Personal information
- Date of birth: 12 August 1983 (age 42)
- Place of birth: Oxford, England
- Position(s): Striker

Team information
- Current team: Abingdon Town

Youth career
- Oxford United

Senior career*
- Years: Team / Apps / (Gls)
- 2000–2006: Oxford United / 50 / (13)
- 2003–2004: → Maidenhead United (loan)
- 2004: → Tamworth (loan) / 1 / (1)
- 2004: → Slough Town (loan)
- 2005–2006: → Brackley Town (loan)
- 2006–2007: Didcot Town
- 2007–2008: Abingdon United
- 2008–2010: Oxford City
- 2010–2012: Abingdon United
- 2012: Witney Town
- 2013–: Abingdon Town

= Jamie Brooks =

English footballer

Jamie Brooks (born 12 August 1983) is an English former footballer.

Brooks came through the youth system at Oxford United, playing as a striker. He marked his first-team debut, as a 17-year-old, with a goal and an assist at the end of the 2001–02 season. In his first season at the Kassam Stadium he walked away with all four player of the year awards. He was due to go on trial with Arsenal with a view to a move to the Premiership club, but the day before the trial he was rushed to hospital, fighting for his life. The mystery illness was later diagnosed as Guillain–Barré syndrome. He was in intensive care for over four months. It took Brooks over a year to recover and on his return to the game, he went on loan to Maidenhead United.

In February 2004 he joined Tamworth on loan until the end of the season and scored for the club on his debut. Further loan spells followed with Slough Town and Brackley Town.

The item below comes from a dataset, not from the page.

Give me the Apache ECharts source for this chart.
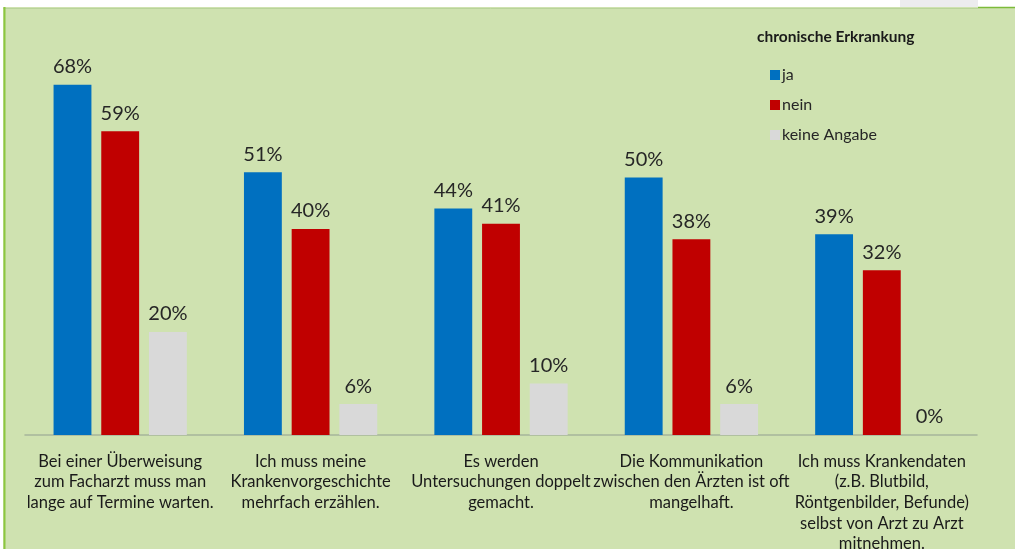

He was released by Oxford in May 2006 but rejoined the club in September as a coach at the Centre of Excellence, responsible for coaching the under-9 age group.

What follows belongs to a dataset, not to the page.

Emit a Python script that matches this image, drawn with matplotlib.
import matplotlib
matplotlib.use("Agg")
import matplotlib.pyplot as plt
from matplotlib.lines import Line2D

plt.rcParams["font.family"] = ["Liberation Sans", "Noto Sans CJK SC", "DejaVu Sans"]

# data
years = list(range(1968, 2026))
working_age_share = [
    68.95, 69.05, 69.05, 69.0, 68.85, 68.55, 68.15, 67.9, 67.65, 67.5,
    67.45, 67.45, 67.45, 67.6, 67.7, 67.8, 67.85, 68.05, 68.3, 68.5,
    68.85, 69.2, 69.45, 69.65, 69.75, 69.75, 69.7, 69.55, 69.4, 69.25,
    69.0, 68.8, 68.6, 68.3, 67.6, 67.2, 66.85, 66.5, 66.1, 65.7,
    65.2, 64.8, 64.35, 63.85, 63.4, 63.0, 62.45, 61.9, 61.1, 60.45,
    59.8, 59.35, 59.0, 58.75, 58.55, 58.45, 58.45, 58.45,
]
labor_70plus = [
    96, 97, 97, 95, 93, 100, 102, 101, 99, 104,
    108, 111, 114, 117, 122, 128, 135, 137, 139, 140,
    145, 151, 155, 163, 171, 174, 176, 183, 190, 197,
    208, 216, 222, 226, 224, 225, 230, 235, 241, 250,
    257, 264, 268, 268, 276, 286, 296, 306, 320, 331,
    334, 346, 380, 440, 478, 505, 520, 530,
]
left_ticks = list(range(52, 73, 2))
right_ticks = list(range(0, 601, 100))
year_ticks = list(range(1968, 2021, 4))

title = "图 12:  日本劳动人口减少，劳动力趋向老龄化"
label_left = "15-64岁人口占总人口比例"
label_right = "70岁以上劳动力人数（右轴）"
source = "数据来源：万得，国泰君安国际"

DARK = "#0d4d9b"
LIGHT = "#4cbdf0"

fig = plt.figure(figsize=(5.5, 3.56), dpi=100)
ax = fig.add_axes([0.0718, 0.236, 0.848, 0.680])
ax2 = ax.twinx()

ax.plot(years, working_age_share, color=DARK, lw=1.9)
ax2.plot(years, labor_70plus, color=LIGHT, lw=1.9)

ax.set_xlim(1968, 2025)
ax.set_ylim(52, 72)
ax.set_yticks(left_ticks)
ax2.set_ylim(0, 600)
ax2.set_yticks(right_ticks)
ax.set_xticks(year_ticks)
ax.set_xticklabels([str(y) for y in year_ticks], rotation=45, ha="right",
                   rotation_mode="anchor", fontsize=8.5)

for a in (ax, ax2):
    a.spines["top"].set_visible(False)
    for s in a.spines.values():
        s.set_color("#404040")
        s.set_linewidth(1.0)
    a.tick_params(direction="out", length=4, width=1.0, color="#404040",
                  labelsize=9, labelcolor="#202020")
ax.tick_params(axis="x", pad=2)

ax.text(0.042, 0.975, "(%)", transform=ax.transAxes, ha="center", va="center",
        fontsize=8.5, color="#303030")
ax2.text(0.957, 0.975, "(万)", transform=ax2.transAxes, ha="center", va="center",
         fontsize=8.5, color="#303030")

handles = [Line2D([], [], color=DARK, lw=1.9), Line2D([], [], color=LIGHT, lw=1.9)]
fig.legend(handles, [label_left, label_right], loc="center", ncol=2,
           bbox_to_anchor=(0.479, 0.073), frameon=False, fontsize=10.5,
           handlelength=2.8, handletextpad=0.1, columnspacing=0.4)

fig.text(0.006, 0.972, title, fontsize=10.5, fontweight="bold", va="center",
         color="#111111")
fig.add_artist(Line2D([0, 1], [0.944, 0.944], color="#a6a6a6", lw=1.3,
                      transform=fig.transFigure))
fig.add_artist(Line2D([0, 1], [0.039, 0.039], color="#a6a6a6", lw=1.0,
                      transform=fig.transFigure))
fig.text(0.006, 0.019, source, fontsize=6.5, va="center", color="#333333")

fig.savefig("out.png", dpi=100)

Dropping down to non-league level, he joined Didcot Town in July 2006, despite having been offered a two-year professional contract by a club in the northwest of England. His next move was to Abingdon United in July 2007. He joined Oxford City in September 2008, remaining with the club until August 2010. He rejoined Abingdon the following month.

In July 2012, it was announced that he had signed for Witney Town of the Hellenic Premier Division. He joined Abingdon Town in July 2013.